3. Bespreking van het cassatiemiddel
3.1
Het cassatieberoep bevat één middel dat is gericht tegen rov. 4.2 van de beschikking van de rechtbank. Tegen rov. 4.1 is geen klacht gericht.
3.2
Het middel betoogt, kort samengevat, in de onderdelen 3.2 t/m 3.6 dat de rechtbank blijk geeft van een onjuiste rechtsopvatting ten aanzien van de werkingssfeer van de TOS en in verband daarmee ook ten onrechte het verzoek om benoeming van een rechter-commissaris heeft afgewezen. Wanneer immers het dossier dat ten grondslag ligt aan de paspoortafgifte in 2006 boven water zou komen, zou — zo begrijp ik de klacht — blijken dat verzoeker een optieverklaring in de zin van artikel 6 lid 4 TOS heeft afgelegd, op grond waarvan hem — volgens verzoeker terecht — een Nederlands paspoort is verstrekt.
3.3
De rechtbank heeft, in cassatie niet bestreden, vastgesteld dat verzoeker op het tijdstip waarop Suriname onafhankelijk werd en de TOS in werking trad (25 november 1975) meerderjarig was en in Suriname woonde. De rechtbank heeft voorts — in cassatie evenmin bestreden — overwogen dat de verstrekking van een Nederlands paspoort niet leidt tot de verkrijging van de Nederlandse nationaliteit. Tegen deze achtergrond is het oordeel van de rechtbank, dat verzoeker de Nederlandse nationaliteit op 25 november 1975 van rechtswege heeft verloren en niet heeft herkregen, juist, zodat het middel faalt.
3.4
Voor zover het middel bedoelt te klagen dat het hof de optieregeling uit artikel 6 van de TOS heeft miskend, faalt het evenzeer. Deze optieregeling — op grond waarvan onder omstandigheden in afwijking van de hoofdregels van de TOS voor de Nederlandse nationaliteit kon worden geopteerd — ziet uitsluitend op personen die op 25 november 1975 nog minderjarig waren. Verzoeker was op 25 november 1975 reeds 18 jaar oud en daarmee meerderjarig in de zin van art. 1 lid 1 TOS.4. Dat betekent dat verzoeker niet voor deze regeling in aanmerking komt en dat de rechtbank haar ook niet heeft miskend.
3.5
Ook de klacht — in onderdeel 3.4 — dat de rechtbank ten onrechte is voorbijgegaan aan de beschikking van 12 oktober 2007, kan niet tot cassatie leiden. In de eerste plaats vermeldt het onderdeel geen vindplaats in de processtukken van een stelling over deze beschikking. Overigens valt niet in te zien dat de rechtbank op deze beschikking had moeten ingaan. De beschikking had — kennelijk — betrekking op het besluit van de Minister dat het aan verzoeker verstrekte paspoort is vervallen. Houderschap van een Nederlands paspoort leidt evenwel niet tot het verkrijgen (of herkrijgen) van de Nederlandse nationaliteit.
4. Conclusie
De conclusie strekt tot verwerping van het beroep met toepassing van art. 81 RO.
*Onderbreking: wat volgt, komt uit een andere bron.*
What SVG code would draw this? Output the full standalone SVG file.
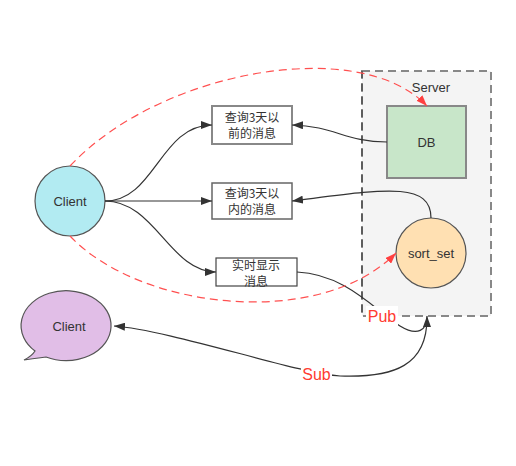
<svg xmlns="http://www.w3.org/2000/svg" width="516" height="466" viewBox="0 0 516 466">
<defs>
<style>
text{font-family:"Liberation Sans","Noto Sans CJK SC",sans-serif;font-size:13px;fill:#333;text-anchor:middle}
.cjk{font-family:"Noto Sans CJK SC","Liberation Sans",sans-serif;font-size:12px}
.edge{fill:none;stroke:#333;stroke-width:1.2}
.red{fill:none;stroke:#ff5050;stroke-width:1.2;stroke-dasharray:8 5}
.lbl{fill:#ff3b30;font-size:16px}
</style>
<marker id="ah" viewBox="0 0 10 10" refX="10" refY="5" markerWidth="11" markerHeight="8" markerUnits="userSpaceOnUse" orient="auto" preserveAspectRatio="none"><path d="M0,0 L10,5 L0,10 Z" fill="#333"/></marker>
<marker id="rah" viewBox="0 0 10 10" refX="10" refY="5" markerWidth="11" markerHeight="8" markerUnits="userSpaceOnUse" orient="auto" preserveAspectRatio="none"><path d="M0,0 L10,5 L0,10 Z" fill="#ff4040"/></marker>
</defs>
<rect width="516" height="466" fill="#fff"/>
<g id="server">
<rect x="362" y="71" width="129" height="245" fill="#f4f4f4" stroke="#888" stroke-width="2" stroke-dasharray="8 5"/>
<line x1="362" y1="71" x2="362" y2="316" stroke="#333" stroke-width="1" stroke-dasharray="8 5"/>
<text x="431" y="92">Server</text>
</g>
<g id="db">
<rect x="387" y="106" width="79" height="72" fill="#c8e6c9" stroke="#888" stroke-width="2"/>
<text x="426.5" y="147">DB</text>
</g>
<g id="sort_set">
<circle cx="431" cy="253" r="35" fill="#ffe0b2" stroke="#555" stroke-width="1.2"/>
<text x="431" y="258">sort_set</text>
</g>
<g id="client">
<circle cx="70" cy="201" r="35" fill="#b2ebf2" stroke="#555" stroke-width="1.2"/>
<text x="70" y="206">Client</text>
</g>
<g id="client2">
<path d="M35,351 A45,35 0 1 1 46,357 Q30,359 24,360 Q32,356 35,351 Z" fill="#e1bee7" stroke="#555" stroke-width="1.2"/>
<text x="69" y="331">Client</text>
</g>
<g id="box1">
<rect x="212" y="106" width="80" height="38" fill="#fff" stroke="#888" stroke-width="2"/>
<text class="cjk" x="252" y="122">查询3天以</text>
<text class="cjk" x="252" y="138">前的消息</text>
</g>
<g id="box2">
<rect x="212" y="183" width="80" height="36" fill="#fff" stroke="#666" stroke-width="1.5"/>
<text class="cjk" x="252" y="198">查询3天以</text>
<text class="cjk" x="252" y="214">内的消息</text>
</g>
<g id="box3">
<rect x="216" y="258" width="81" height="28" fill="#fff" stroke="#444" stroke-width="1.2"/>
<text class="cjk" x="256" y="270">实时显示</text>
<text class="cjk" x="256" y="286">消息</text>
</g>
<g id="connectors">
<path class="edge" d="M105,201 C155,201 160,125 212,125" marker-end="url(#ah)"/>
<path class="edge" d="M105,201 C150,201 170,201 212,201" marker-end="url(#ah)"/>
<path class="edge" d="M105,201 C155,201 170,272 216,272" marker-end="url(#ah)"/>
<path class="edge" d="M387,142 C345,142 335,126 292,125" marker-end="url(#ah)"/>
<path class="edge" d="M431,218 C431,180 380,190 292,201" marker-end="url(#ah)"/>
<path class="edge" d="M297,272 C345,274 375,310 400,326 C418,337 427,330 427,316" marker-end="url(#ah)"/>
<path class="edge" d="M427,318 C427,365 395,378 340,376 C300,374 170,330 114,326" marker-end="url(#ah)"/>
<path class="red" d="M70,166 C160,70 360,35 427,106" marker-end="url(#rah)"/>
<path class="red" d="M70,236 C140,310 320,330 396,253" marker-end="url(#rah)"/>
<rect x="366" y="306" width="32" height="20" fill="#fff"/>
<text class="lbl" x="382" y="322">Pub</text>
<rect x="301" y="364" width="31" height="20" fill="#fff"/>
<text class="lbl" x="316.5" y="380">Sub</text>
</g>
</svg>
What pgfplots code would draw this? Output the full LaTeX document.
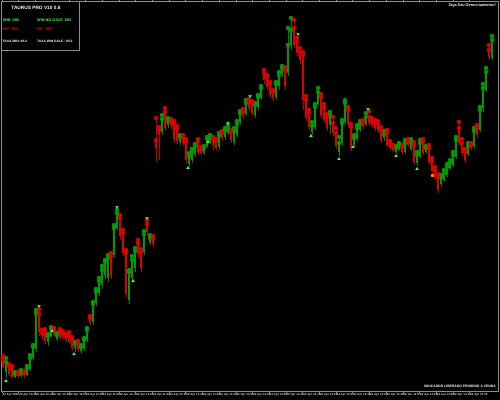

De Procureur-Generaal bij de Hoge Raad der Nederlanden,
A-G
Voetnoten
Voetnoten Conclusie 06‑01‑2012
Zie rov. 3.1 van de beschikking van de rechtbank van 30 juni 2011.
Zie rov. 3.2 van de beschikking van de rechtbank van 30 juni 2011.
Zie art. 1 lid 1 TOS: ‘Meerderjarigen in de zin van deze Overeenkomst zijn zij die de leeftijd van 18 jaar hebben bereikt of vroeger in het huwelijk zijn getreden’.